**Written exercise**: Skip pictures in the listing below; copy exactly the lines from the one with "Write a LaTeX" through the one with "-- (688, 17)", inclusive.

═════ Provided entries ═════

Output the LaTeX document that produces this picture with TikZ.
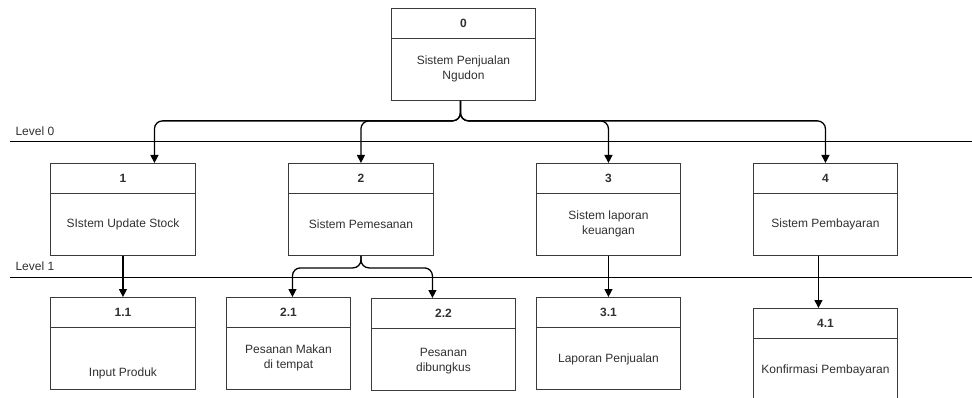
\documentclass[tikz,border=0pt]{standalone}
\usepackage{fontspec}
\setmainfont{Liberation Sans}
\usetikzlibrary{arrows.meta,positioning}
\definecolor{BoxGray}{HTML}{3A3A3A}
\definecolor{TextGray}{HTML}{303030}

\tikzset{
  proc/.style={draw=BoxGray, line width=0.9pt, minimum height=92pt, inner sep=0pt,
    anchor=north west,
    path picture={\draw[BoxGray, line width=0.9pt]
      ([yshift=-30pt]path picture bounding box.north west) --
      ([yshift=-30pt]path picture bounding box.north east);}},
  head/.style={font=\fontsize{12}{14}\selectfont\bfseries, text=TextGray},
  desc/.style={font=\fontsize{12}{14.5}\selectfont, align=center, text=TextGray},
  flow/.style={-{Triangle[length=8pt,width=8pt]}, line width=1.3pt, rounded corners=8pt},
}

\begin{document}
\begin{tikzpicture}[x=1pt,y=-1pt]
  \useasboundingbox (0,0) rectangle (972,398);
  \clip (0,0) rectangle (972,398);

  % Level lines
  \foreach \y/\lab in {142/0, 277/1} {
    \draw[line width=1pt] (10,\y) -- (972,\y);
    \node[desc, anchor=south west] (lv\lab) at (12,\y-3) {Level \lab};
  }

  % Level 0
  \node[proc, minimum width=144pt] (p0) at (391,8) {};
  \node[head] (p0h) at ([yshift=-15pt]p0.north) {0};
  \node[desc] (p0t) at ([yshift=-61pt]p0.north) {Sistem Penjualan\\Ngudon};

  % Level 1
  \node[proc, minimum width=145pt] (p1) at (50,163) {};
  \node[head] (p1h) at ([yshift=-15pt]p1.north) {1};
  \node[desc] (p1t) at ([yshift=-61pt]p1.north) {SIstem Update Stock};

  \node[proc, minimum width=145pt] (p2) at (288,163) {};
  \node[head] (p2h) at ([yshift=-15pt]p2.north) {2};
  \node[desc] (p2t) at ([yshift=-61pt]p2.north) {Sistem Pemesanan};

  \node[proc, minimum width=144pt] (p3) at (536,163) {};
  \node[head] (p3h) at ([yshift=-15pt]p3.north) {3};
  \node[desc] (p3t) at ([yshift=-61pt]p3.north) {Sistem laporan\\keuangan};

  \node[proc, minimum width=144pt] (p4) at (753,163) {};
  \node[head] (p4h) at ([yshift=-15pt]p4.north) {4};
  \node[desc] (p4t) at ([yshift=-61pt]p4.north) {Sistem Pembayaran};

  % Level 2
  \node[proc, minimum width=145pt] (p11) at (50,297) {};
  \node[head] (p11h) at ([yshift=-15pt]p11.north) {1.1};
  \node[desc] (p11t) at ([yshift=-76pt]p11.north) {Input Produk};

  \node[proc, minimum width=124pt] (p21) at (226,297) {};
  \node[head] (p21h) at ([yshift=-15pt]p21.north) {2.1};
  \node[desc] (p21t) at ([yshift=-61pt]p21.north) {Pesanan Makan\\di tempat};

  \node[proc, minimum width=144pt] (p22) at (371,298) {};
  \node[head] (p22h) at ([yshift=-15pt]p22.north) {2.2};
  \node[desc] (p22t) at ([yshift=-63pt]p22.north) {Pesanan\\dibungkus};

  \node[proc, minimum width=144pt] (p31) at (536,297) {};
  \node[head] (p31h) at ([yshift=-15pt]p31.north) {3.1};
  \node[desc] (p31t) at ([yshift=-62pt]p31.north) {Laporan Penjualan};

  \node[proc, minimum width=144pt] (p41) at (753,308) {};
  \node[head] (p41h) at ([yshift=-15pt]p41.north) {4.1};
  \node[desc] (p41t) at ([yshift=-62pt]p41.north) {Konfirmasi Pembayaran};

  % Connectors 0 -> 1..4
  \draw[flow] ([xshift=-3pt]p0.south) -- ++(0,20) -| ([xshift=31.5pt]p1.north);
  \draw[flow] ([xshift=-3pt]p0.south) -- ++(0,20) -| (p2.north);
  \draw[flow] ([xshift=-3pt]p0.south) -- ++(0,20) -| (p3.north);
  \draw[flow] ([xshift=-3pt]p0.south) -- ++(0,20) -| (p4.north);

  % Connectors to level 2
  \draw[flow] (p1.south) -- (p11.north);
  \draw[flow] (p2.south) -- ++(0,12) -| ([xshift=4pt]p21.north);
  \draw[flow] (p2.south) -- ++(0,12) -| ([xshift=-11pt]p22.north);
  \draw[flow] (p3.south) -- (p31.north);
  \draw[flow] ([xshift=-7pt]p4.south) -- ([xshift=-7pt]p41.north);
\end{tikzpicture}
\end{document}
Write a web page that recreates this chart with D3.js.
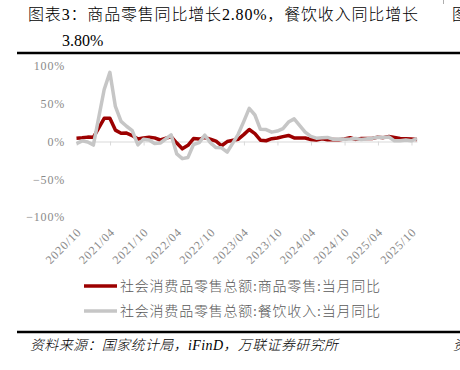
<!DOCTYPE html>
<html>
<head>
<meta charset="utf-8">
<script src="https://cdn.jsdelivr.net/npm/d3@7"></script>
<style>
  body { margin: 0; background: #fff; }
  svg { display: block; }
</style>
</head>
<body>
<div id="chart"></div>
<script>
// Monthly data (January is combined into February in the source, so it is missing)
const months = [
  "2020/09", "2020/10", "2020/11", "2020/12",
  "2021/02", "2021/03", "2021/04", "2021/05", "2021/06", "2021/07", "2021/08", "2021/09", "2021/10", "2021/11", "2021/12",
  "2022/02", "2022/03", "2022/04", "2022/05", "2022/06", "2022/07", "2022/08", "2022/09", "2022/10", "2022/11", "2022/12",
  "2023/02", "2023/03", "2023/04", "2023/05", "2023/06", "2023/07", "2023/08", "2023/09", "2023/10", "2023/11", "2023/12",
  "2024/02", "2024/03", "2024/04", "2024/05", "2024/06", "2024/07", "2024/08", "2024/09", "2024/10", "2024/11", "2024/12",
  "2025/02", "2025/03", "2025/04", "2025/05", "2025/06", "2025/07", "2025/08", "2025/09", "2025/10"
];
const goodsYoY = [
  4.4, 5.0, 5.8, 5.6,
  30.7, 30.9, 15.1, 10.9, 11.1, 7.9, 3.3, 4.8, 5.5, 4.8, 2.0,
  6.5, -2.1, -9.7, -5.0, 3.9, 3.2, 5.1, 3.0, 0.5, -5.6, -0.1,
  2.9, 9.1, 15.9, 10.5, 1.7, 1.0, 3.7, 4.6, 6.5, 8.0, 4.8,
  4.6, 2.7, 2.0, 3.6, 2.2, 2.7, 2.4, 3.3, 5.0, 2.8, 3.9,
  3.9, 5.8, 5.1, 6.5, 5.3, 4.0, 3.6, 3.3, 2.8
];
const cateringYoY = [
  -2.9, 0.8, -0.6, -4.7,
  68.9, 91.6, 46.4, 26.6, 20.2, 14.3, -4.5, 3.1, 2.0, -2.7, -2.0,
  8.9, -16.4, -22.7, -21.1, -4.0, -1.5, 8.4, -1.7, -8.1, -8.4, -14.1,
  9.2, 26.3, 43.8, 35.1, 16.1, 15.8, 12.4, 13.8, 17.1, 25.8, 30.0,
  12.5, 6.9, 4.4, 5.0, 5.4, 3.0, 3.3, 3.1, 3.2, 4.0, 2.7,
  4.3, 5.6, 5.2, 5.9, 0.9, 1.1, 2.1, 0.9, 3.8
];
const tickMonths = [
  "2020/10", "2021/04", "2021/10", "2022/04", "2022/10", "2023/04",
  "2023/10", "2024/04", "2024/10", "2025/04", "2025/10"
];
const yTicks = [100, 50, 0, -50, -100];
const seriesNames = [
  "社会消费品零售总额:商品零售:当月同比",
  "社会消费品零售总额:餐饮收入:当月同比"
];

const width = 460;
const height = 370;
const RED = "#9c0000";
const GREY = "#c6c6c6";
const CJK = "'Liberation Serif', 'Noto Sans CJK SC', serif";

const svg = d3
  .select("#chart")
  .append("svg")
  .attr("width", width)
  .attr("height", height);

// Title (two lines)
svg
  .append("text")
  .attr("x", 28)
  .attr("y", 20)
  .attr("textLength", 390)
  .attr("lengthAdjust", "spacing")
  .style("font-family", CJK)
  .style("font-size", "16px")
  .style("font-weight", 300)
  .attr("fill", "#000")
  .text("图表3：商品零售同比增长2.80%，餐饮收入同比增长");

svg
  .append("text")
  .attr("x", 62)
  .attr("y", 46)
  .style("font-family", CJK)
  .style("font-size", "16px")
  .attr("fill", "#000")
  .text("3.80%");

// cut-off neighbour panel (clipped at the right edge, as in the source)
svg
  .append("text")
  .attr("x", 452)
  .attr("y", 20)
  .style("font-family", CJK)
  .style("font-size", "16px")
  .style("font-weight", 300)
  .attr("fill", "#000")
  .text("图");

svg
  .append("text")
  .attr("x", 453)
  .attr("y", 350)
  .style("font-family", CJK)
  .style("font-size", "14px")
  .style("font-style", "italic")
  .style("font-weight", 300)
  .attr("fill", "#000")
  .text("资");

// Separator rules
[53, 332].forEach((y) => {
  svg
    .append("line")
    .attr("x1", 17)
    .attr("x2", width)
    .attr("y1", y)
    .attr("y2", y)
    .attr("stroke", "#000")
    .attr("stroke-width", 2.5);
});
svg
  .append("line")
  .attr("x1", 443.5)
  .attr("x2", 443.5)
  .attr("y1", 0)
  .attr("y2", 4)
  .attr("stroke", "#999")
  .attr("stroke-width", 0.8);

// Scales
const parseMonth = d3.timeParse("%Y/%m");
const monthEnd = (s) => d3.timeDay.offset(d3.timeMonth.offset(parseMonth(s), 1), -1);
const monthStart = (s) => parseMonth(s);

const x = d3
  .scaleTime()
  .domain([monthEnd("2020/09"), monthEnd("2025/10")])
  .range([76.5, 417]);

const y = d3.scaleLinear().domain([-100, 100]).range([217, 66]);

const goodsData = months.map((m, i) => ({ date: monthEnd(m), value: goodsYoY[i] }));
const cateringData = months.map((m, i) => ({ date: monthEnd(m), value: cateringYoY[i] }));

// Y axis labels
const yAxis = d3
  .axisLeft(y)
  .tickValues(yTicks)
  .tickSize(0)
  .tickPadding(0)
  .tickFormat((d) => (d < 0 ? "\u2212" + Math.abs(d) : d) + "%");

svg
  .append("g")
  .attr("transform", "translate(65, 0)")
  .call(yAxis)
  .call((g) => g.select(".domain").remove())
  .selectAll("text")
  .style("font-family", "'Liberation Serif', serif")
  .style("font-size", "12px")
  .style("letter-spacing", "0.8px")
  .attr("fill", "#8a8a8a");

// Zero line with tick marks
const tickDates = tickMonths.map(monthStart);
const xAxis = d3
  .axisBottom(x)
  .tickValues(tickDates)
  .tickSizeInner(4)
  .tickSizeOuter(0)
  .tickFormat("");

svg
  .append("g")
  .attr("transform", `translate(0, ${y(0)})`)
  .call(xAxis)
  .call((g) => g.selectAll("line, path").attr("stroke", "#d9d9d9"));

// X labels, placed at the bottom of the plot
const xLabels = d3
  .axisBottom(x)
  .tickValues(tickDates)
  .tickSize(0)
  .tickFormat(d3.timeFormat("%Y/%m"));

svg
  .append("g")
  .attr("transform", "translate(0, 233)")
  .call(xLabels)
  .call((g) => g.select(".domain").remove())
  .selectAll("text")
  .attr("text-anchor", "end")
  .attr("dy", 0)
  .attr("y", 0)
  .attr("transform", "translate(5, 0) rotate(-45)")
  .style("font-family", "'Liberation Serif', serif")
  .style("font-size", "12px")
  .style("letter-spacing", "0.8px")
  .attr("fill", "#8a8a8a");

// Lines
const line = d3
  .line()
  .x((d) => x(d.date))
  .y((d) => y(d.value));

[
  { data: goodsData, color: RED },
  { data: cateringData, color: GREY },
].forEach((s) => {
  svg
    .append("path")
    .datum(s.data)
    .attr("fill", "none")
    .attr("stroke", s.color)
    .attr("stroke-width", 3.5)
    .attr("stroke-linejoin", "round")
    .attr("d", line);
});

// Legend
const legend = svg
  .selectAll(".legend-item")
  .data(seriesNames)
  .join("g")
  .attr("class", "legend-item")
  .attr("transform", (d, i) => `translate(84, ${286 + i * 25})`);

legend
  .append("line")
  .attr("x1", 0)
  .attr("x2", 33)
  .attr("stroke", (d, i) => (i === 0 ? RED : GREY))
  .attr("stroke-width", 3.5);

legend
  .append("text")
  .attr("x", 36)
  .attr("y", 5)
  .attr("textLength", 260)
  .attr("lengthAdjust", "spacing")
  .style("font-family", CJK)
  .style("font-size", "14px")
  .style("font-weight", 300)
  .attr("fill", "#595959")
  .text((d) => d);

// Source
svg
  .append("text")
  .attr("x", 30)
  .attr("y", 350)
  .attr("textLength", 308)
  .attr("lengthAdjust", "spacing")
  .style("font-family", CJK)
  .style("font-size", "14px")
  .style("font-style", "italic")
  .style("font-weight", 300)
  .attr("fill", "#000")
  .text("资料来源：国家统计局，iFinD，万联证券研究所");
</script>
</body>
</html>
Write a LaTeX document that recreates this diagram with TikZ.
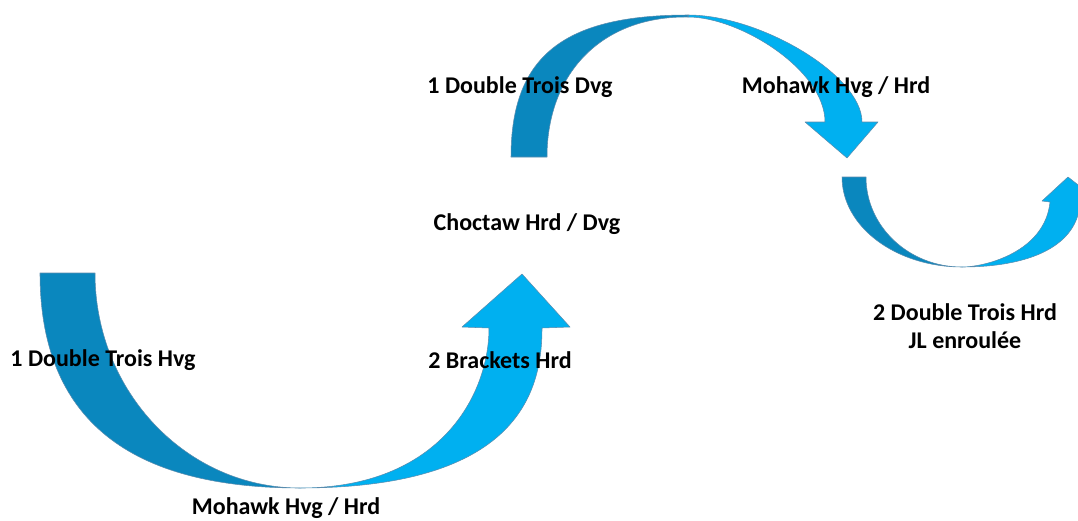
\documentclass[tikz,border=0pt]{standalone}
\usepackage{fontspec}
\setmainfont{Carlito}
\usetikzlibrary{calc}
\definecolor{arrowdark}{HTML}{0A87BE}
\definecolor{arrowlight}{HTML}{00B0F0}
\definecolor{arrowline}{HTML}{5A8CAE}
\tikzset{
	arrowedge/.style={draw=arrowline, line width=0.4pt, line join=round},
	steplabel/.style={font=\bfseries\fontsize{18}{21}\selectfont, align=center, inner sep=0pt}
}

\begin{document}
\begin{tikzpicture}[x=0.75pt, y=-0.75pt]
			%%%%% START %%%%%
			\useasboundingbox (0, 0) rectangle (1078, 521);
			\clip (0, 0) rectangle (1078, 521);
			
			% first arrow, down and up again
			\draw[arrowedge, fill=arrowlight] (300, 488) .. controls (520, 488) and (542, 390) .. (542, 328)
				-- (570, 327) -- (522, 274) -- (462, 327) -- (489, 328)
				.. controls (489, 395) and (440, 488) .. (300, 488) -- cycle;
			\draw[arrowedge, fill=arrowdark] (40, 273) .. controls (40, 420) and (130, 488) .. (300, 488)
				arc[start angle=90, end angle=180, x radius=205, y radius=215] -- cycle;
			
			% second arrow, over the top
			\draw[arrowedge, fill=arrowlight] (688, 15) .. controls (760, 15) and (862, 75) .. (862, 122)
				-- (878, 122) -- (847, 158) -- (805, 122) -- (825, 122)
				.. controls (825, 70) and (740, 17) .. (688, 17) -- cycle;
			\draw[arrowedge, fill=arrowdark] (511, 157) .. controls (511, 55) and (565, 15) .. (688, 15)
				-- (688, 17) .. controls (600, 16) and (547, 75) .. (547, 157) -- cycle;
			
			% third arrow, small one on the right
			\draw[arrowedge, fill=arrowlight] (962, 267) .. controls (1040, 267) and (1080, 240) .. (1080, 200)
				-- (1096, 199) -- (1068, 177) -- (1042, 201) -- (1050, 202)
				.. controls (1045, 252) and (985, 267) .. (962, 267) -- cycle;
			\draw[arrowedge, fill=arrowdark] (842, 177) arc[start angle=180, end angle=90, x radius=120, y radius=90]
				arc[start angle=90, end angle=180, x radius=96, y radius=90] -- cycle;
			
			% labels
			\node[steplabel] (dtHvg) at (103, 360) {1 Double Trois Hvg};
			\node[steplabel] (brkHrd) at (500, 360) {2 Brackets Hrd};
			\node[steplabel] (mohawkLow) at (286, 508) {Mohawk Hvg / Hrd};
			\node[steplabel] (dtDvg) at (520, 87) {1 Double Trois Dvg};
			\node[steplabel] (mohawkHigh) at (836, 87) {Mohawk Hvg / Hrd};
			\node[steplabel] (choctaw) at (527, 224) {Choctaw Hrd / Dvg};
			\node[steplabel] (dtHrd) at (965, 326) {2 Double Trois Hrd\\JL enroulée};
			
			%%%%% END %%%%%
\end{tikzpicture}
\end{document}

═════

**Complete response**:
Write a LaTeX document that recreates this diagram with TikZ.
\documentclass[tikz,border=0pt]{standalone}
\usepackage{fontspec}
\setmainfont{Carlito}
\usetikzlibrary{calc}
\definecolor{arrowdark}{HTML}{0A87BE}
\definecolor{arrowlight}{HTML}{00B0F0}
\definecolor{arrowline}{HTML}{5A8CAE}
\tikzset{
	arrowedge/.style={draw=arrowline, line width=0.4pt, line join=round},
	steplabel/.style={font=\bfseries\fontsize{18}{21}\selectfont, align=center, inner sep=0pt}
}

\begin{document}
\begin{tikzpicture}[x=0.75pt, y=-0.75pt]
			%%%%% START %%%%%
			\useasboundingbox (0, 0) rectangle (1078, 521);
			\clip (0, 0) rectangle (1078, 521);
			
			% first arrow, down and up again
			\draw[arrowedge, fill=arrowlight] (300, 488) .. controls (520, 488) and (542, 390) .. (542, 328)
				-- (570, 327) -- (522, 274) -- (462, 327) -- (489, 328)
				.. controls (489, 395) and (440, 488) .. (300, 488) -- cycle;
			\draw[arrowedge, fill=arrowdark] (40, 273) .. controls (40, 420) and (130, 488) .. (300, 488)
				arc[start angle=90, end angle=180, x radius=205, y radius=215] -- cycle;
			
			% second arrow, over the top
			\draw[arrowedge, fill=arrowlight] (688, 15) .. controls (760, 15) and (862, 75) .. (862, 122)
				-- (878, 122) -- (847, 158) -- (805, 122) -- (825, 122)
				.. controls (825, 70) and (740, 17) .. (688, 17) -- cycle;
			\draw[arrowedge, fill=arrowdark] (511, 157) .. controls (511, 55) and (565, 15) .. (688, 15)
				-- (688, 17) .. controls (600, 16) and (547, 75) .. (547, 157) -- cycle;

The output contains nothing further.